Então, as ruínas de Antonina têm algo de tristeza e melancolia pelo abandono, têm muito de beleza pelo que suscitam presenças silenciosas do passado (lembranças, passos, vozes, convivências, amores, desventuras, etc.), e têm algo de desafiante em seu conjunto material, pela presença que nos desafia a céu aberto pedindo uma inversão ou atenção no cardápio de prioridades: a frase de Karl Marx e Engels.ribombando em minha cabeça – “tudo que é sólido desmancha no ar”.
Num ano em que as tristezas e mortes nos cercaram, a gente se aproxima de dezembro com secura na boca e aspereza no coração. A gente se flagra feito uma pequena ruína de nós mesmos. Invejei, por alguns momentos, e egoisticamente, a vida daqueles rapazes que se largam diariamente na praça (sem a coragem que eles têm empurrados por todo tipo de mazela social e pessoal) – digo egoisticamente, porque é quase certo que eles perderam seus vínculos, e suas alegrias e tristezas encontram pouco eco na vida dos transeuntes, enquanto eles vão vivendo apenas o dia de hoje, a sorte ou o azar de hoje, sem qualquer perspectiva pra além da próxima esquina.
Outro dia, sentado junto a janela do Café Maná, percebi que um dos mendigos da cidade se aproximou e – falando em tom muito baixo, que quase não o ouvi – pediu que eu lhe pagasse um lanche. No impulso de desejar que ele também fizesse parte do meu mundo real (não é o dele), disse a ele pra por a máscara e entrar no Café pra escolher o lanche – mais uma de minhas gafes: o cara não tem grana pra comprar um salgado, como é que vai ter grana pra comprar máscara? E sabe-se lá se ele, caso tivesse máscara, seria bem-vindo no espaço interno do Café, ainda que eu me responsabilizasse por sua presença ali só pra escolher o lanche. Não percebi (e isso distensiona um pouco a situação) nenhuma objeção dos servidores do Café com relação à aproximação do homem até mim. Para atenuar minha gafe, entreguei a ele pela janela o lanche que eu havia escolhido para mim. Comprei outro, enquanto o homem seguiu seu destino por entre as ruelas de casas históricas preservadas e ruínas, dobrando a esquina do trapiche saciado momentaneamente da fome diária.

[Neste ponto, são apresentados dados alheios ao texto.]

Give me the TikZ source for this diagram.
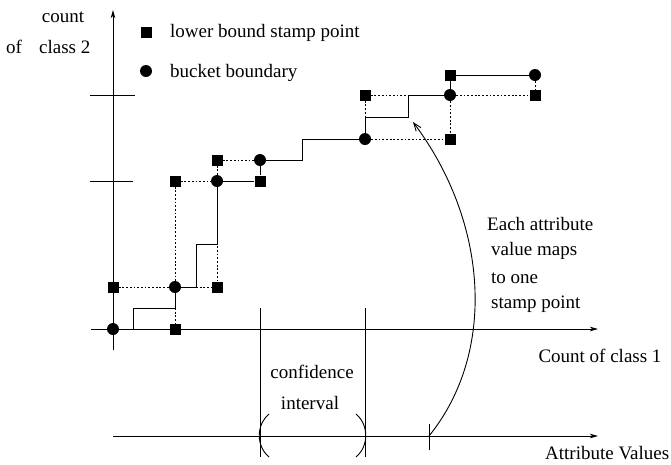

Achei de achar que a história de vida de cada um de nós, numa analogia, pudesse ser comparada a uma construção. Comparação frágil, tenho de reconhecer. Ouvindo certa vez um palestrante, ele citou uma frase, que compõe o título de um livro de Cyro Correa de Oliveira Lyra: “casa abandonada, ruína anunciada”. Numa relação com o recente grito de resistência compartilhado por muitos de nós, de que “ninguém solta a mão de ninguém”, temos de reconhecer com gratidão por estarmos longe de situações de abandono, ao mesmo tempo em que nos vemos impotentes diante de milhões de pessoas que, feito as ruínas nas cidades, subvivem arrastando fragmentos de suas histórias a céu aberto, num sem fim de descaminhos e horizontes mais assombrosos que os que nos cercam. A mais letal de todas as ruínas é aquela que nos cega enquanto seres humanos, a que vê no outro ser humano uma constante ameaça, passível de ser eliminado pelo simples fato de existir sobre o solo do mesmo e ainda saudável planeta, embora bastante ferido.